[TheForge] Slack tank...POL OT

Andrew Vida osan at netlabs.net
Wed Dec 22 01:54:47 EST 2010



peter fels & phoebe palmer wrote:
> 
> On 12/21/2010 7:56 PM, Andrew Vida wrote:
>> peter fels&  phoebe palmer wrote:
>>
>>
>>> Long odds...fusion has been 20 years away as long as i can
>>> remember...and that's with major funding.
>> 	That is not the same approach as LENR.
> Yeah, i got that part..But the science behind making hot fusion happen 
> is  much more developed,
> much better understood and the theoretical underpinnings are much more 
> credible.

It is also a far tricker approach.  Containing tens of thousands of 
degrees is no mean feat.  Keeping the reaction going without tipping 
into non controlled status is similarly tricky, failure to the wrong 
side of the fence a BIG problem.

> After the Stanley and Ponds fiasco..funding and talent to work on cold 
> fusion tends to be real thin.

	LAttice is betting their balls on it.

> "Clean, safe too cheap to meter" was what PG&E kept repeatedly trumpeted
> when they wanted to build the big Diablo Canyon nuke plant.
> Of course , rates keep rising and PG&E has ducked out of the final clean-up liability.
> Oh yeah...and the radioactive waste keeps piling up in those huge steel tanks ,
> on an earthquake fault,next to the ocean, where the coast keeps eroding.

State's failure.  THey shoudl have takent he board and tossed their 
asses to those lonely men in FOlsom.
> 
> Do you really expect folks to properly dispose of radioactive tritium?

	An engineering problem with an engineering solution.

> Even if they can reproducibly demonstrate a tiny trace of tritium,after 
> all these years of work, there is no indication that
> a small, reliable power source might possibly be developed from that.

That is what refinement is about.  Proof of concept is what is important 
here.  Once that is established, there may be a bandwagon appearing. 
You never know how things will evolve.

>> I have no problem with placing certain regulations on CORPORATIONS.  I
>> object to regulating individual free choice where action brings no harm
>> to others.  Harm yourself all you want if that floats your boat, just
>> leave non-consenting third parties in peace.
> Change that to consenting and i'll agree.
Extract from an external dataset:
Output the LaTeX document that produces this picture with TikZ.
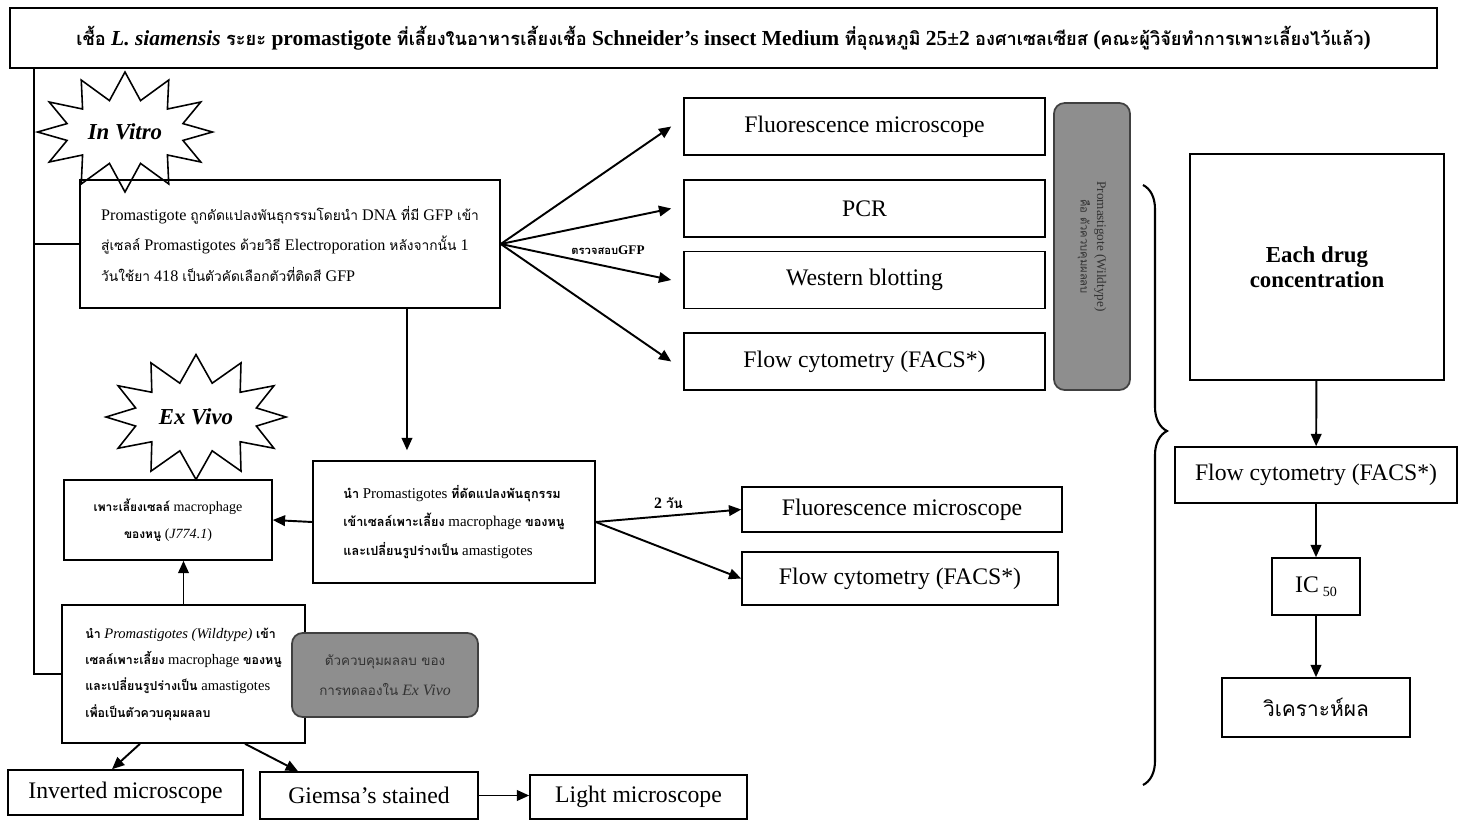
\documentclass[tikz,border=0pt]{standalone}
\usepackage{fontspec}
\setmainfont{Liberation Serif}
\newfontfamily\thaifont[Script=Thai,Scale=0.85]{Loma}
\usetikzlibrary{arrows.meta,shapes.symbols,decorations.pathreplacing}
\definecolor{shade}{HTML}{8E8E8E}
\definecolor{shadeline}{HTML}{404040}
\newcommand\tx[1]{{\thaifont #1}}
\newcommand\txb[1]{{\thaifont\bfseries #1}}

\begin{document}
\begin{tikzpicture}[
  x=0.02cm, y=-0.02cm,
  box/.style={draw, line width=0.9pt, inner sep=2pt, font=\fontsize{13.5}{16}\selectfont},
  note/.style={draw, line width=0.9pt, inner sep=2pt, align=left},
  burst/.style={starburst, draw, line width=0.9pt, starburst points=12, starburst point height=0.55cm, random starburst=0, inner sep=0pt, font=\bfseries\itshape\fontsize{13}{15}\selectfont},
  greybox/.style={draw=shadeline, fill=shade, rounded corners=6pt, line width=1pt, align=center, text=black!80},
  line/.style={line width=1.1pt},
  arrow/.style={-{Triangle[length=7pt,width=6pt]}, line width=1.1pt}
]
  \useasboundingbox (0,0) rectangle (1458,819);

  % culture at the top
  \node[draw, line width=0.9pt, minimum width=28.54cm, minimum height=1.2cm, font=\bfseries\fontsize{12.2}{14}\selectfont] (title) at (723.5,38)
    {\tx{เชื้อ} \textit{L. siamensis} \tx{ระยะ} promastigote \tx{ที่เลี้ยงในอาหารเลี้ยงเชื้อ} Schneider's insect Medium \tx{ที่อุณหภูมิ} 25±2 \tx{องศาเซลเซียส} (\tx{คณะผู้วิจัยทำการเพาะเลี้ยงไว้แล้ว})};

  % In Vitro
  \node[burst, minimum width=3.5cm, minimum height=2.4cm] (vitro) at (125,132) {In Vitro};
  \node[note, minimum width=8.4cm, minimum height=2.56cm, font=\fontsize{9.2}{17.6}\selectfont] (invitro) at (290,244)
    {Promastigote \tx{ถูกดัดแปลงพันธุกรรมโดยนำ} DNA \tx{ที่มี} GFP \tx{เข้า}\\
     \tx{สู่เซลล์} Promastigotes \tx{ด้วยวิธี} Electroporation \tx{หลังจากนั้น} 1\\
     \tx{วันใช้ยา} 418 \tx{เป็นตัวคัดเลือกตัวที่ติดสี} GFP};

  \node[box, minimum width=7.22cm, minimum height=1.14cm] (fluor) at (864.5,126.5) {Fluorescence microscope};
  \node[box, minimum width=7.22cm, minimum height=1.14cm] (pcr) at (864.5,208.5) {PCR};
  \node[box, minimum width=7.22cm, minimum height=1.14cm] (western) at (864.5,280) {Western blotting};
  \node[box, minimum width=7.22cm, minimum height=1.14cm] (facs) at (864.5,361.5) {Flow cytometry (FACS*)};
  \node[greybox, rotate=-90, minimum width=5.74cm, minimum height=1.52cm, font=\fontsize{7.5}{9.5}\selectfont] (wildnote) at (1092,246.5)
    {Promastigote (Wildtype)\\\tx{คือ ตัวควบคุมผลลบ}};
  \node[font=\bfseries\fontsize{7.5}{9}\selectfont] (check) at (608,250) {\tx{ตรวจสอบ}GFP};

  % Ex Vivo
  \node[note, minimum width=5.64cm, minimum height=2.44cm, font=\fontsize{8.5}{16.4}\selectfont] (transfer) at (454,522)
    {\txb{นำ} Promastigotes \txb{ที่ดัดแปลงพันธุกรรม}\\
     \txb{เข้าเซลล์เพาะเลี้ยง} macrophage \txb{ของหนู}\\
     \txb{และเปลี่ยนรูปร่างเป็น} amastigotes};
  \node[note, align=center, minimum width=4.16cm, minimum height=1.6cm, font=\fontsize{8}{15}\selectfont] (macro) at (168,520)
    {\txb{เพาะเลี้ยงเซลล์} macrophage\\\txb{ของหนู} (\textit{J774.1})};
  \node[burst, minimum width=3.6cm, minimum height=2.5cm] (vivo) at (196,417) {Ex Vivo};
  \node[note, minimum width=4.86cm, minimum height=2.76cm, font=\fontsize{8.3}{15}\selectfont] (wild) at (183.5,674)
    {\txb{นำ} \textit{Promastigotes (Wildtype)} \txb{เข้า}\\
     \txb{เซลล์เพาะเลี้ยง} macrophage \txb{ของหนู}\\
     \txb{และเปลี่ยนรูปร่างเป็น} amastigotes\\
     \txb{เพื่อเป็นตัวควบคุมผลลบ}};
  \node[greybox, minimum width=3.72cm, minimum height=1.68cm, font=\fontsize{9}{17}\selectfont] (negctrl) at (385,675)
    {\tx{ตัวควบคุมผลลบ ของ}\\\tx{การทดลองใน} \textit{Ex Vivo}};

  \node[box, minimum width=4.7cm, minimum height=0.9cm] (inverted) at (125.5,792.5) {Inverted microscope};
  \node[box, minimum width=4.36cm, minimum height=0.94cm] (giemsa) at (369,795.5) {Giemsa's stained};
  \node[box, minimum width=4.34cm, minimum height=0.88cm] (light) at (638.5,797) {Light microscope};
  \node[box, minimum width=6.4cm, minimum height=0.9cm] (fluor2) at (902,509.5) {Fluorescence microscope};
  \node[box, minimum width=6.32cm, minimum height=1.06cm] (facs2) at (900,578.5) {Flow cytometry (FACS*)};

  % drug test
  \node[box, minimum width=5.08cm, minimum height=4.52cm, align=center, font=\bfseries\fontsize{13}{14.5}\selectfont] (drug) at (1317,267) {Each drug\\concentration};
  \node[box, minimum width=5.64cm, minimum height=1.12cm] (facs3) at (1316,475) {Flow cytometry (FACS*)};
  \node[box, minimum width=1.76cm, minimum height=1.14cm] (ic) at (1316,586.5) {IC\,\raisebox{-0.35ex}{\fontsize{8}{9}\selectfont 50}};
  \node[box, minimum width=3.76cm, minimum height=1.18cm, font=\fontsize{14}{16}\selectfont] (result) at (1316,707.5) {\tx{วิเคราะห์ผล}};

  % connectors
  \coordinate (spine) at ([xshift=0.5cm]title.south west);
  \draw[line] (spine) |- (wild.west);
  \draw[line] (spine |- invitro.west) -- (invitro.west);
  \draw[arrow] (invitro.east) -- ([xshift=-0.24cm]fluor.west);
  \draw[arrow] (invitro.east) -- ([xshift=-0.24cm]pcr.west);
  \draw[arrow] (invitro.east) -- ([xshift=-0.24cm]western.west);
  \draw[arrow] (invitro.east) -- ([xshift=-0.24cm]facs.west);
  \coordinate (drop) at ([xshift=2.34cm]invitro.south);
  \draw[arrow, shorten >=0.2cm] (drop) -- (drop |- transfer.north);
  \draw[arrow] (transfer.west) -- (macro.east);
  \draw[arrow] (wild.north) -- (wild.north |- macro.south);
  \draw[arrow] (transfer.east) -- node[above, font=\bfseries\fontsize{9}{11}\selectfont] {2 \tx{วัน}} (fluor2.west);
  \draw[arrow] (transfer.east) -- (facs2.west);
  \draw[arrow] ([xshift=-0.87cm]wild.south) -- ([xshift=-0.27cm]inverted.north);
  \draw[arrow] ([xshift=1.23cm]wild.south) -- ([xshift=-1.42cm]giemsa.north);
  \draw[arrow] (giemsa.east) -- (giemsa.east -| light.west);
  \draw[arrow] (drug) -- (facs3);
  \draw[arrow] (facs3) -- (ic);
  \draw[arrow] (ic) -- (result);

  \coordinate (brace top) at (1143,185);
  \coordinate (brace bottom) at (1143,785);
  \draw[line width=1.2pt, decorate, decoration={brace, amplitude=0.48cm, aspect=0.41}] (brace top) -- (brace bottom);
\end{tikzpicture}
\end{document}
	Eh?  makes no sense.  If my neighbor and I decide to sit down to some 
Russian roulette, who is anyone to stop us?  But if I do not consent, I 
should not be forced.

> This was back in the 50s..by 76 things had improved i think..though i'd 
> fled by then.
> But my point is that it was the draconian, interfering, widely protested 
> air pollution laws
> that made that difference. It imposed expensive smog requirements on 
> individual's cars.

	The problem is not regua=lation per se, but corruption in regulation, 
which is the rule rather than the exception.

> Y' know, there used to be a run of silver salmon up Malibu creek!
>>> Does the above qualify as the social costs you recently dismissed?
>> 	No.  Those are the costs to individuals and it serves us best to
>> remember it and dispense with all this "social" bullshit.  Keep it real
>> and don't attribute material reality to insubstantial abstractions.
>> That keeps it grounded in what is real and who really gets hurt.
>> "Society" is nothing but an abstract concept.  Society has no rights, no
>> interests, no possessions, no feelings because, like "government" it has
>> no material reality.  People are real - flesh, blood, mind.  That is
>> what is hurt.  I so despise this foolish abuse of language - it causes
>> SO many problems.
> When most of the folks under a government are demonstrably hurt by an 
> entity's actions...then the "social" abstraction
> is a useful concept.

Given the penchant for abuse I would have to disagree.

> Otherwise what? Would you have every individual taking
> each coal burning power plant to court and dunning them for their % of 
> the person's mercury burden?

	THis is nonsequitur.  The one does not follow from the other.  THey are 
wholly unrelated.  Class action does not rely on use of the concept of 
"society".

> Your position above just isn't practical given this nation's population 
> density and need to deal with other nations.

	It is eminently practical because it better reflects reality.  Just 
consider the twits whining about "social justice".  Pure BS and "social" 
is a key word whose misused provides the emotional force to the 
otherwise bereft arguments.

>> 	YOu may be right,  but we don't really know that.  Sometimes shit
>> happens suddenly and the next thing you know the world is on its ear.
> Yup, and we don't know what it , or they will be..good or bad or more 
> probably a mixture.

	Not too many people knew what effects the network would have on the world.